— WHAT IS BEING ASKED —
Without the pictures, extract every line from the start of the material to the line containing "const canvasRef = useRef<HTMLCanvasElement", both ends included.

— GIVEN MATERIAL —

+-------+

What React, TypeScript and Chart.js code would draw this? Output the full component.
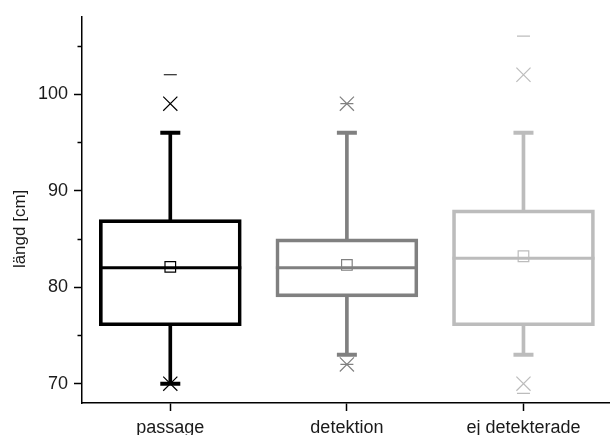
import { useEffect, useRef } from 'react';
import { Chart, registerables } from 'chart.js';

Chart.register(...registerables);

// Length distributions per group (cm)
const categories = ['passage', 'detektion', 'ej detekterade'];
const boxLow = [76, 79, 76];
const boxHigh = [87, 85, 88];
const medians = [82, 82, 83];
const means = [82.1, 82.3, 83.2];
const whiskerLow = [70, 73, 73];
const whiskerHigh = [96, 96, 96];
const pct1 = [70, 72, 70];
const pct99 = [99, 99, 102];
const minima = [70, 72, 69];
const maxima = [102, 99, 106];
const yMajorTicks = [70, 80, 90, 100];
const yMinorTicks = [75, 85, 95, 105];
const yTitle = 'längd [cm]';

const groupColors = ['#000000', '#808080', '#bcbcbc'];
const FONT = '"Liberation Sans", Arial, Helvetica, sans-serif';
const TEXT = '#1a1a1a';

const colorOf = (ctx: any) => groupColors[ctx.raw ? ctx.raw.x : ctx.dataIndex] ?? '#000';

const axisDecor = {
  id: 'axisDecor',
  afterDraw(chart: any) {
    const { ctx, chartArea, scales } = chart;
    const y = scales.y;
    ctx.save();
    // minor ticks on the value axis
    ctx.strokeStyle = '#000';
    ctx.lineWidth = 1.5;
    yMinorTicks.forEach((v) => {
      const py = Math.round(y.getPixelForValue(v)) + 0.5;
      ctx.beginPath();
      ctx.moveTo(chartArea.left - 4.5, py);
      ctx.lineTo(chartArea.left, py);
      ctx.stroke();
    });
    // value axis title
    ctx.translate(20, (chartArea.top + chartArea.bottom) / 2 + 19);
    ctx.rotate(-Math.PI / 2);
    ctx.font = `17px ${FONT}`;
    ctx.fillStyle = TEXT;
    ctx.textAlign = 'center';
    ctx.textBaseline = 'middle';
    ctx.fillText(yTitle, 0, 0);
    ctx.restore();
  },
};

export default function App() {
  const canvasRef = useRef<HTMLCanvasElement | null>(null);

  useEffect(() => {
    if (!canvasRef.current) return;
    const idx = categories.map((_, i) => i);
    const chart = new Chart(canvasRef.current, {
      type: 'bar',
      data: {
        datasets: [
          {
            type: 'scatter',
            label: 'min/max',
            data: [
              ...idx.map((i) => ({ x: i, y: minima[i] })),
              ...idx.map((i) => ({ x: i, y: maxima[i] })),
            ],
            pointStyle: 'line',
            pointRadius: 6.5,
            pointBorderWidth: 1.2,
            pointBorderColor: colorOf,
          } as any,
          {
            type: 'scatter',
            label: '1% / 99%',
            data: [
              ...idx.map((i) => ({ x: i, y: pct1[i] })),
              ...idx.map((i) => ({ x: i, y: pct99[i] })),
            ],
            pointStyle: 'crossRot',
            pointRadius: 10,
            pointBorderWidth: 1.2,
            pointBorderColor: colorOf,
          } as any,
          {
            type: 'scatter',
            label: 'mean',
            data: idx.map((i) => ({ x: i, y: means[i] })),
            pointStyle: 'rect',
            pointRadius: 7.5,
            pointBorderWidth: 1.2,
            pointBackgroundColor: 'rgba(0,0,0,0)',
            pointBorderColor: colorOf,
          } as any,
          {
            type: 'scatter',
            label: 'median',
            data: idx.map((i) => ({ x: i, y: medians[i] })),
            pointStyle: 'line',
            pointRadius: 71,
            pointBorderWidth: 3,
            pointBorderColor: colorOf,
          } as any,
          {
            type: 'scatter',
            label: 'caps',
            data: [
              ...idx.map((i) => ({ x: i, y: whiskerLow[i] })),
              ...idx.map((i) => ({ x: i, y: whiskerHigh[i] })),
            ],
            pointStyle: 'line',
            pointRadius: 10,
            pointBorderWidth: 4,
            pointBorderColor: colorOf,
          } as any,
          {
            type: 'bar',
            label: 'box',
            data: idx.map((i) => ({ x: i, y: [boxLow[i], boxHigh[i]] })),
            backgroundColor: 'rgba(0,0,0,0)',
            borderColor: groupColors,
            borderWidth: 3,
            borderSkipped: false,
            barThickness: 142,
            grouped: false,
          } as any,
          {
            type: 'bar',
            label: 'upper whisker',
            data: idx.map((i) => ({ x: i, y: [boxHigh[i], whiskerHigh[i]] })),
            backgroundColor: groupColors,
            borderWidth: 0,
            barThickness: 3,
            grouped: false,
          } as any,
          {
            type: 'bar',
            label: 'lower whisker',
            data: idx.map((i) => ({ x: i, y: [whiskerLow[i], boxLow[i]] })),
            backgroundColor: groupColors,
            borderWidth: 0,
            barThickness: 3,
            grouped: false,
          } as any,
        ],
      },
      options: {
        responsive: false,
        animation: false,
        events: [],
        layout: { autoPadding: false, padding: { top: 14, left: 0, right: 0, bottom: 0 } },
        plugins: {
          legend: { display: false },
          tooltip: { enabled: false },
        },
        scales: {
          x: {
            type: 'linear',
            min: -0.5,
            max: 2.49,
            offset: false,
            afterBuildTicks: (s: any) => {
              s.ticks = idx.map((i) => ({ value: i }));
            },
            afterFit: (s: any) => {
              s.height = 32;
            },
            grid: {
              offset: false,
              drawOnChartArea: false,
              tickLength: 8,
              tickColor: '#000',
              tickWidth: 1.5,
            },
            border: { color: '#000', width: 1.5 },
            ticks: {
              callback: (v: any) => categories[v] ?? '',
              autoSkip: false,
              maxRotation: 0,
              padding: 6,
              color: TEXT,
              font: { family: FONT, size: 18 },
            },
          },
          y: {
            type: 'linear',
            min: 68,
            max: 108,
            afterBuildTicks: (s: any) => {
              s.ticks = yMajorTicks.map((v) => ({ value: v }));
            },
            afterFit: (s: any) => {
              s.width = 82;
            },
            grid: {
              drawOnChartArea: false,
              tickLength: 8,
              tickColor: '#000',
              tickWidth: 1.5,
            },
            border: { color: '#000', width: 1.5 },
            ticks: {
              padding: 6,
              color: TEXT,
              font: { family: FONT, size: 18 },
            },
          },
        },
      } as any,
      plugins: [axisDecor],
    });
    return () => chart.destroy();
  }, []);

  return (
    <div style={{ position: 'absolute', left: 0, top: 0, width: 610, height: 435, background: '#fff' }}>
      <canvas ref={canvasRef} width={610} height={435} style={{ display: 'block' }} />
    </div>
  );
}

+-------+

— RESPONSE TO THIS TASK —
What React, TypeScript and Chart.js code would draw this? Output the full component.
import { useEffect, useRef } from 'react';
import { Chart, registerables } from 'chart.js';

Chart.register(...registerables);

// Length distributions per group (cm)
const categories = ['passage', 'detektion', 'ej detekterade'];
const boxLow = [76, 79, 76];
const boxHigh = [87, 85, 88];
const medians = [82, 82, 83];
const means = [82.1, 82.3, 83.2];
const whiskerLow = [70, 73, 73];
const whiskerHigh = [96, 96, 96];
const pct1 = [70, 72, 70];
const pct99 = [99, 99, 102];
const minima = [70, 72, 69];
const maxima = [102, 99, 106];
const yMajorTicks = [70, 80, 90, 100];
const yMinorTicks = [75, 85, 95, 105];
const yTitle = 'längd [cm]';

const groupColors = ['#000000', '#808080', '#bcbcbc'];
const FONT = '"Liberation Sans", Arial, Helvetica, sans-serif';
const TEXT = '#1a1a1a';

const colorOf = (ctx: any) => groupColors[ctx.raw ? ctx.raw.x : ctx.dataIndex] ?? '#000';

const axisDecor = {
  id: 'axisDecor',
  afterDraw(chart: any) {
    const { ctx, chartArea, scales } = chart;
    const y = scales.y;
    ctx.save();
    // minor ticks on the value axis
    ctx.strokeStyle = '#000';
    ctx.lineWidth = 1.5;
    yMinorTicks.forEach((v) => {
      const py = Math.round(y.getPixelForValue(v)) + 0.5;
      ctx.beginPath();
      ctx.moveTo(chartArea.left - 4.5, py);
      ctx.lineTo(chartArea.left, py);
      ctx.stroke();
    });
    // value axis title
    ctx.translate(20, (chartArea.top + chartArea.bottom) / 2 + 19);
    ctx.rotate(-Math.PI / 2);
    ctx.font = `17px ${FONT}`;
    ctx.fillStyle = TEXT;
    ctx.textAlign = 'center';
    ctx.textBaseline = 'middle';
    ctx.fillText(yTitle, 0, 0);
    ctx.restore();
  },
};

export default function App() {
  const canvasRef = useRef<HTMLCanvasElement | null>(null);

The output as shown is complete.